- [WHAT YOU HAVE TO DO] From the first line of the data below through the line holding "import plotly.graph_objects as go", output each line exactly and leave the pictures out.
- - - - -
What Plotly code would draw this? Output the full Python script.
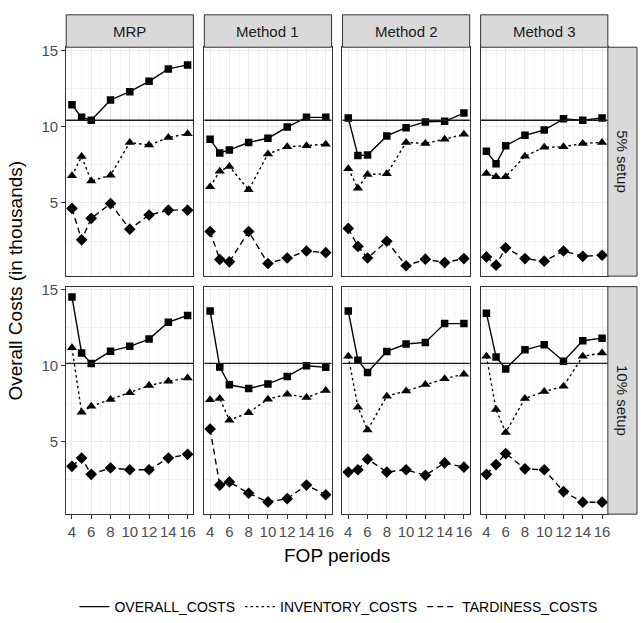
import plotly.graph_objects as go

# ---------------- data (values in thousands) ----------------
fop = [4, 5, 6, 8, 10, 12, 14, 16]
methods = ["MRP", "Method 1", "Method 2", "Method 3"]
setups = ["5% setup", "10% setup"]
x_tickvals = [4, 6, 8, 10, 12, 14, 16]
x_ticktext = ["4", "6", "8", "10", "12", "14", "16"]
y_tickvals = [5, 10, 15]

overall_5 = {
    "MRP":      [11.44, 10.62, 10.43, 11.76, 12.30, 12.98, 13.80, 14.06],
    "Method 1": [9.18, 8.28, 8.48, 8.97, 9.25, 9.98, 10.62, 10.62],
    "Method 2": [10.58, 8.11, 8.15, 9.40, 9.94, 10.32, 10.36, 10.90],
    "Method 3": [8.39, 7.58, 8.76, 9.44, 9.79, 10.52, 10.43, 10.58],
}
inventory_5 = {
    "MRP":      [6.78, 8.05, 6.44, 6.82, 8.97, 8.80, 9.29, 9.55],
    "Method 1": [6.07, 7.08, 7.40, 5.86, 8.22, 8.69, 8.76, 8.86],
    "Method 2": [7.25, 5.97, 6.87, 6.91, 8.97, 8.91, 9.18, 9.51],
    "Method 3": [6.93, 6.72, 6.72, 8.07, 8.65, 8.69, 8.91, 8.97],
}
tardiness_5 = {
    "MRP":      [4.64, 2.58, 3.99, 4.96, 3.28, 4.21, 4.53, 4.53],
    "Method 1": [3.13, 1.29, 1.14, 3.13, 1.03, 1.39, 1.85, 1.74],
    "Method 2": [3.33, 2.15, 1.39, 2.49, 0.88, 1.31, 1.09, 1.35],
    "Method 3": [1.46, 0.92, 2.06, 1.35, 1.18, 1.85, 1.50, 1.57],
}
overall_10 = {
    "MRP":      [14.54, 10.84, 10.15, 10.96, 11.28, 11.76, 12.87, 13.32],
    "Method 1": [13.62, 9.91, 8.74, 8.50, 8.80, 9.29, 10.00, 9.89],
    "Method 2": [13.62, 10.36, 9.55, 10.94, 11.43, 11.54, 12.78, 12.78],
    "Method 3": [13.47, 10.58, 9.79, 11.05, 11.39, 10.30, 11.65, 11.82],
}
inventory_10 = {
    "MRP":      [11.18, 6.92, 7.32, 7.77, 8.22, 8.69, 8.97, 9.19],
    "Method 1": [7.75, 7.84, 6.40, 6.90, 7.79, 8.12, 7.90, 8.37],
    "Method 2": [10.62, 7.26, 5.76, 7.99, 8.33, 8.76, 9.14, 9.44],
    "Method 3": [10.62, 7.11, 5.59, 7.84, 8.29, 8.65, 10.62, 10.84],
}
tardiness_10 = {
    "MRP":      [3.36, 3.90, 2.83, 3.25, 3.13, 3.13, 3.90, 4.15],
    "Method 1": [5.82, 2.12, 2.33, 1.58, 1.01, 1.22, 2.12, 1.48],
    "Method 2": [2.98, 3.13, 3.83, 2.98, 3.13, 2.76, 3.58, 3.30],
    "Method 3": [2.83, 3.47, 4.20, 3.19, 3.13, 1.69, 0.99, 0.99],
}

series_names = ["OVERALL_COSTS", "INVENTORY_COSTS", "TARDINESS_COSTS"]
data_by_setup = [
    [overall_5, inventory_5, tardiness_5],
    [overall_10, inventory_10, tardiness_10],
]

# ---------------- styling ----------------
W, H = 641, 623
FONT = "Arial, Liberation Sans, sans-serif"
styles = [
    dict(dash="solid", symbol="square", size=7.5),
    dict(dash="2.5px,3px", symbol="triangle-up", size=9),
    dict(dash="6px,4px", symbol="diamond", size=9),
]
col_x0 = [66.5, 205.3, 344.1, 482.9]
pw = 127.8
rows_px = [(43.0, 276.0), (286.7, 518.3)]
strip_top = (10.0, 43.0)
right_strip = (610.7, 640.0)

fig = go.Figure()
layout = dict(
    width=W, height=H,
    margin=dict(l=0, r=0, t=0, b=0),
    paper_bgcolor="white", plot_bgcolor="white",
    font=dict(family=FONT, color="#4D4D4D"),
    showlegend=True,
)
shapes = []
annotations = []

for r, setup in enumerate(setups):
    y0p, y1p = rows_px[r]
    for c, m in enumerate(methods):
        k = r * 4 + c + 1
        xs = "" if k == 1 else str(k)
        xa, ya = "x" + xs, "y" + xs
        x0p = col_x0[c]
        layout["xaxis" + xs] = dict(
            domain=[x0p / W, (x0p + pw) / W], anchor=ya,
            range=[3.4, 16.6], tickvals=x_tickvals, ticktext=x_ticktext,
            showticklabels=(r == 1), ticks="outside" if r == 1 else "",
            ticklen=4, tickcolor="#333333", tickwidth=1,
            tickfont=dict(size=15, color="#4D4D4D"),
            showgrid=True, gridcolor="#EBEBEB", gridwidth=1,
            minor=dict(dtick=1, tick0=0, showgrid=True, gridcolor="#F4F4F4", gridwidth=0.6),
            showline=True, mirror=True, linecolor="#333333", linewidth=1,
            zeroline=False, fixedrange=True,
        )
        layout["yaxis" + xs] = dict(
            domain=[1 - y1p / H, 1 - y0p / H], anchor=xa,
            range=[0.2, 15.22], tickvals=y_tickvals,
            showticklabels=(c == 0), ticks="outside" if c == 0 else "",
            ticklen=4, tickcolor="#333333", tickwidth=1,
            tickfont=dict(size=15, color="#4D4D4D"),
            showgrid=True, gridcolor="#EBEBEB", gridwidth=1,
            minor=dict(dtick=2.5, tick0=0, showgrid=True, gridcolor="#F4F4F4", gridwidth=0.6),
            showline=True, mirror=True, linecolor="#333333", linewidth=1,
            zeroline=False, fixedrange=True,
        )
        # reference line: best MRP overall cost of this setup
        ref = min(data_by_setup[r][0]["MRP"])
        shapes.append(dict(type="line", xref=xa + " domain", x0=0, x1=1,
                           yref=ya, y0=ref, y1=ref,
                           line=dict(color="#1A1A1A", width=1.3)))
        for s, name in enumerate(series_names):
            vals = data_by_setup[r][s][m]
            st = styles[s]
            fig.add_trace(go.Scatter(
                x=fop, y=vals, xaxis=xa, yaxis=ya, mode="lines+markers",
                line=dict(color="black", width=1.4, dash=st["dash"]),
                marker=dict(symbol=st["symbol"], size=st["size"], color="black"),
                showlegend=False, name=name, hoverinfo="skip",
            ))
        # top strips
        if r == 0:
            shapes.append(dict(type="rect", xref="paper", yref="paper",
                               x0=x0p / W, x1=(x0p + pw) / W,
                               y0=1 - strip_top[1] / H, y1=1 - strip_top[0] / H,
                               fillcolor="#D9D9D9", line=dict(color="#333333", width=1)))
            annotations.append(dict(text=m, xref="paper", yref="paper",
                                    x=(x0p + pw / 2) / W, y=1 - (strip_top[0] + strip_top[1]) / 2 / H,
                                    showarrow=False, xanchor="center", yanchor="middle",
                                    font=dict(size=15, color="#1A1A1A", family=FONT)))
    # right strips
    shapes.append(dict(type="rect", xref="paper", yref="paper",
                       x0=right_strip[0] / W, x1=right_strip[1] / W,
                       y0=1 - y1p / H, y1=1 - y0p / H,
                       fillcolor="#D9D9D9", line=dict(color="#333333", width=1)))
    annotations.append(dict(text=setup, xref="paper", yref="paper",
                            x=(right_strip[0] + right_strip[1]) / 2 / W,
                            y=1 - (y0p + y1p) / 2 / H, textangle=90,
                            showarrow=False, xanchor="center", yanchor="middle",
                            font=dict(size=15, color="#1A1A1A", family=FONT)))

# legend-only entries (line keys)
for s, name in enumerate(series_names):
    fig.add_trace(go.Scatter(
        x=[None], y=[None], mode="lines", name=name,
        line=dict(color="black", width=1.4, dash=styles[s]["dash"]),
        showlegend=True,
    ))

# axis titles
annotations.append(dict(text="FOP periods", xref="paper", yref="paper",
                        x=(col_x0[0] + col_x0[3] + pw) / 2 / W, y=1 - 560 / H,
                        showarrow=False, xanchor="center", yanchor="middle",
                        font=dict(size=19, color="black", family=FONT)))
annotations.append(dict(text="Overall Costs (in thousands)", xref="paper", yref="paper",
                        x=16 / W, y=1 - (rows_px[0][0] + rows_px[1][1]) / 2 / H, textangle=-90,
                        showarrow=False, xanchor="center", yanchor="middle",
                        font=dict(size=19, color="black", family=FONT)))

layout["shapes"] = shapes
layout["annotations"] = annotations
layout["legend"] = dict(orientation="h", x=340 / W, xanchor="center",
                        y=1 - 613 / H, yanchor="middle",
                        font=dict(size=14, color="black", family=FONT),
                        itemwidth=30, tracegroupgap=0, bgcolor="rgba(0,0,0,0)")
fig.update_layout(**layout)
fig.write_html("out.html")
- - - - -
- [FINISHED ANSWER]
What Plotly code would draw this? Output the full Python script.
import plotly.graph_objects as go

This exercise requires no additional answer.